* TASK TO COMPLETE: Return the material exactly, first line through the line containing "const FONT = 'DejaVu Sans';", and nothing more. Pictures stay out.

* SUPPLIED INFORMATION:

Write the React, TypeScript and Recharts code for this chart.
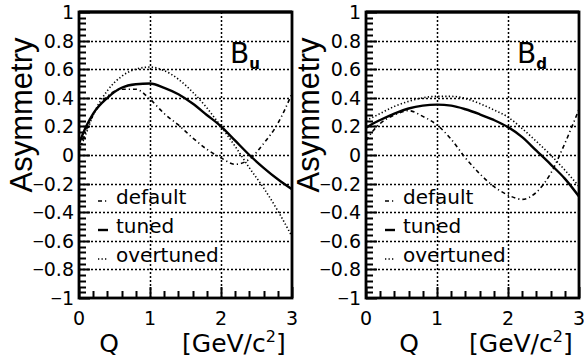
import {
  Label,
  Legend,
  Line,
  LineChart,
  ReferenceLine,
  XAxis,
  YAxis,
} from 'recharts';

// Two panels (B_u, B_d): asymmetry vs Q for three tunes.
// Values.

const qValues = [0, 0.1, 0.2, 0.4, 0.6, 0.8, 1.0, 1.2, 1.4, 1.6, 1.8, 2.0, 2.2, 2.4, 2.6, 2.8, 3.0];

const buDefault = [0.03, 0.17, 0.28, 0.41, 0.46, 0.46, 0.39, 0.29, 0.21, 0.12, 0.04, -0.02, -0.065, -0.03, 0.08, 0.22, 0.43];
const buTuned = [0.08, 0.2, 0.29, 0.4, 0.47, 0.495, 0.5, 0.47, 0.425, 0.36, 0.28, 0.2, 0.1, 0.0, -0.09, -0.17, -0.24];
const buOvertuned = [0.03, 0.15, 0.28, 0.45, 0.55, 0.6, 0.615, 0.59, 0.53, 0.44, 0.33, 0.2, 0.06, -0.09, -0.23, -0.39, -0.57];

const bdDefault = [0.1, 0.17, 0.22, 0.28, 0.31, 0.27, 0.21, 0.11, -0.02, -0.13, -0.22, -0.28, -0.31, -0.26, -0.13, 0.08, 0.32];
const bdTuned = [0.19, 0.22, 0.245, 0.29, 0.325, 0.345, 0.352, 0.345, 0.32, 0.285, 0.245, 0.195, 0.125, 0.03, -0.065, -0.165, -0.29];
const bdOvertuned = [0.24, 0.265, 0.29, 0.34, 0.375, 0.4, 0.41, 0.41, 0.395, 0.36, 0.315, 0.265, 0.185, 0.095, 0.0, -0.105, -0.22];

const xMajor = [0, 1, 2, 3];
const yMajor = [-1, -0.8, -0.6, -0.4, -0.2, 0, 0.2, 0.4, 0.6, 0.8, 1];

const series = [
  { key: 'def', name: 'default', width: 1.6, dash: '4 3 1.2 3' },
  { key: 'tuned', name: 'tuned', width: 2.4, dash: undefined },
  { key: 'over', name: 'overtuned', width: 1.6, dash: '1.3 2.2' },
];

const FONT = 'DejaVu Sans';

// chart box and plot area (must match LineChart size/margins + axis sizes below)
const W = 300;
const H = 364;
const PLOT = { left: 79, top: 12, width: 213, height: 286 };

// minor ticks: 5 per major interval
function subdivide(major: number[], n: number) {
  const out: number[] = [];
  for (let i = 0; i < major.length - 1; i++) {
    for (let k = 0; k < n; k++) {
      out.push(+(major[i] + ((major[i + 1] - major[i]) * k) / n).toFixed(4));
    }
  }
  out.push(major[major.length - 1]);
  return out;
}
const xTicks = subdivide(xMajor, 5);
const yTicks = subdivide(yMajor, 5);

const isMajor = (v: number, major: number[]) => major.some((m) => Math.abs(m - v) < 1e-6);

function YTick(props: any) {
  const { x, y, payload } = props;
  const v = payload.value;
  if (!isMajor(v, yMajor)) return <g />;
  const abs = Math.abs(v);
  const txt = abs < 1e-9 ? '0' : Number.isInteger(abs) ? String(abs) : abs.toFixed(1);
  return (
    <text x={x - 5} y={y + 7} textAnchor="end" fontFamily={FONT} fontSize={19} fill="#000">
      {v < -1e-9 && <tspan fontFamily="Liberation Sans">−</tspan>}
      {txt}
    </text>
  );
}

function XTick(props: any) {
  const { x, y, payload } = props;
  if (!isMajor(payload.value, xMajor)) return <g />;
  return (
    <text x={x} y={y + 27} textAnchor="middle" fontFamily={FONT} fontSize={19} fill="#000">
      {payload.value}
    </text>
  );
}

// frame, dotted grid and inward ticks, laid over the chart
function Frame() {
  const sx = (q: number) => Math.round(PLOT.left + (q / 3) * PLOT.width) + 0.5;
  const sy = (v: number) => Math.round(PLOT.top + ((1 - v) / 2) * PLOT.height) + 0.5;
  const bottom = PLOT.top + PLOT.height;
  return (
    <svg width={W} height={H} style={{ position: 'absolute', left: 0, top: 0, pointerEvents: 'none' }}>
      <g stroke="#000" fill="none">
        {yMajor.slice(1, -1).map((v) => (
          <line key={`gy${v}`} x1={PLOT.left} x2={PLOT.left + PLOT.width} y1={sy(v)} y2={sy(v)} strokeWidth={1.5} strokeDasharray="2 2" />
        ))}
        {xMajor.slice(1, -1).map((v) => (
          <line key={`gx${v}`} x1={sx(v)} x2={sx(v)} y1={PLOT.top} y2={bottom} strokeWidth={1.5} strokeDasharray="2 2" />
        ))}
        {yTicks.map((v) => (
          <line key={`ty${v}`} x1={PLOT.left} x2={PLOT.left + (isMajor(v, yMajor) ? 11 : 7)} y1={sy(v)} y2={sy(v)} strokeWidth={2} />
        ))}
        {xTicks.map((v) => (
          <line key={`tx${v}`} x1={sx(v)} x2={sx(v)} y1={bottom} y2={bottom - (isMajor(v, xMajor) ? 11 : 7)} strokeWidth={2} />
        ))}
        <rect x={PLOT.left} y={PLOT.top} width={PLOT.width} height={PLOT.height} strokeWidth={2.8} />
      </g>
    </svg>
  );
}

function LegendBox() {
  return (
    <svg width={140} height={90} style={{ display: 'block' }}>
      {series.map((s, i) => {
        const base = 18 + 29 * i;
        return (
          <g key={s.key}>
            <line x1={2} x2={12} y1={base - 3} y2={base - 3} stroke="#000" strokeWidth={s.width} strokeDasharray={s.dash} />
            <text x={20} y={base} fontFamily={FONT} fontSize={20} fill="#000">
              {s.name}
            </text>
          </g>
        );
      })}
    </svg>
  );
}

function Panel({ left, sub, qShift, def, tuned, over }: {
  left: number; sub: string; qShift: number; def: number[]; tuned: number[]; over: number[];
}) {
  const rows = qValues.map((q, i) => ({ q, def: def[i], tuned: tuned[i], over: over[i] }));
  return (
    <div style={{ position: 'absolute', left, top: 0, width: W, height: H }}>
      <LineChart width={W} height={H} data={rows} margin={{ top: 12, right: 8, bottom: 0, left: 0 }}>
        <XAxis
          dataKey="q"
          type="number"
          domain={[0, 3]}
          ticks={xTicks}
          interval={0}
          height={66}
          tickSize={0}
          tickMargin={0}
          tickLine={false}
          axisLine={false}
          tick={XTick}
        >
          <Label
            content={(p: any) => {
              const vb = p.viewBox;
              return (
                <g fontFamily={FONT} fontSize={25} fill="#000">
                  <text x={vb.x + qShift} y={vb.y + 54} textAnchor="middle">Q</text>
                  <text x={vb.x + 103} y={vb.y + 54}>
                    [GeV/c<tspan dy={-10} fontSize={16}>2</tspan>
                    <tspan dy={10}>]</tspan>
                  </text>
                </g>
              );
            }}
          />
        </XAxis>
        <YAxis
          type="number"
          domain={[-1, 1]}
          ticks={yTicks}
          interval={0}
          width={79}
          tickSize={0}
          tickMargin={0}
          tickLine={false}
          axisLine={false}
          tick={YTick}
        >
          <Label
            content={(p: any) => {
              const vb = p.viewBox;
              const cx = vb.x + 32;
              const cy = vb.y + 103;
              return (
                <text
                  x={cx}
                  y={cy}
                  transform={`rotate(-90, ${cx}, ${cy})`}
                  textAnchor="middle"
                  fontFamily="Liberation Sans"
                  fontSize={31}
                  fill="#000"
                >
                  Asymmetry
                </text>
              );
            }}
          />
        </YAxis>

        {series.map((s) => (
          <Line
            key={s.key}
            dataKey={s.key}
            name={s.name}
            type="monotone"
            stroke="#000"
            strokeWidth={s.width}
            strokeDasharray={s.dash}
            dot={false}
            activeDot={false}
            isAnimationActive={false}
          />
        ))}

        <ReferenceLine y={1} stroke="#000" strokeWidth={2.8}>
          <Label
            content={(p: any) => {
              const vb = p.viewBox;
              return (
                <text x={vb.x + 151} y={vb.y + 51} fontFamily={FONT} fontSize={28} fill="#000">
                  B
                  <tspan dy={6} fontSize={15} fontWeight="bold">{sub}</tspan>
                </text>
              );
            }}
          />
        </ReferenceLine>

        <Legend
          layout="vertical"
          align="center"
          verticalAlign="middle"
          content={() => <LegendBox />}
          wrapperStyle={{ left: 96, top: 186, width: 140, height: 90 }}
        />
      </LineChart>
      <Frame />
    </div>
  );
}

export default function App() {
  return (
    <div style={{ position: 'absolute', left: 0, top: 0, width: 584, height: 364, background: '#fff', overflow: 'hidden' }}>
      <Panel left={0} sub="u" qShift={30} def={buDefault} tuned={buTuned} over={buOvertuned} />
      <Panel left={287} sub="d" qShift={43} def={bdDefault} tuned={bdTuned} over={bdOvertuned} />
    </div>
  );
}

* RESULT OF THIS TASK:
Write the React, TypeScript and Recharts code for this chart.
import {
  Label,
  Legend,
  Line,
  LineChart,
  ReferenceLine,
  XAxis,
  YAxis,
} from 'recharts';

// Two panels (B_u, B_d): asymmetry vs Q for three tunes.
// Values.

const qValues = [0, 0.1, 0.2, 0.4, 0.6, 0.8, 1.0, 1.2, 1.4, 1.6, 1.8, 2.0, 2.2, 2.4, 2.6, 2.8, 3.0];

const buDefault = [0.03, 0.17, 0.28, 0.41, 0.46, 0.46, 0.39, 0.29, 0.21, 0.12, 0.04, -0.02, -0.065, -0.03, 0.08, 0.22, 0.43];
const buTuned = [0.08, 0.2, 0.29, 0.4, 0.47, 0.495, 0.5, 0.47, 0.425, 0.36, 0.28, 0.2, 0.1, 0.0, -0.09, -0.17, -0.24];
const buOvertuned = [0.03, 0.15, 0.28, 0.45, 0.55, 0.6, 0.615, 0.59, 0.53, 0.44, 0.33, 0.2, 0.06, -0.09, -0.23, -0.39, -0.57];

const bdDefault = [0.1, 0.17, 0.22, 0.28, 0.31, 0.27, 0.21, 0.11, -0.02, -0.13, -0.22, -0.28, -0.31, -0.26, -0.13, 0.08, 0.32];
const bdTuned = [0.19, 0.22, 0.245, 0.29, 0.325, 0.345, 0.352, 0.345, 0.32, 0.285, 0.245, 0.195, 0.125, 0.03, -0.065, -0.165, -0.29];
const bdOvertuned = [0.24, 0.265, 0.29, 0.34, 0.375, 0.4, 0.41, 0.41, 0.395, 0.36, 0.315, 0.265, 0.185, 0.095, 0.0, -0.105, -0.22];

const xMajor = [0, 1, 2, 3];
const yMajor = [-1, -0.8, -0.6, -0.4, -0.2, 0, 0.2, 0.4, 0.6, 0.8, 1];

const series = [
  { key: 'def', name: 'default', width: 1.6, dash: '4 3 1.2 3' },
  { key: 'tuned', name: 'tuned', width: 2.4, dash: undefined },
  { key: 'over', name: 'overtuned', width: 1.6, dash: '1.3 2.2' },
];

const FONT = 'DejaVu Sans';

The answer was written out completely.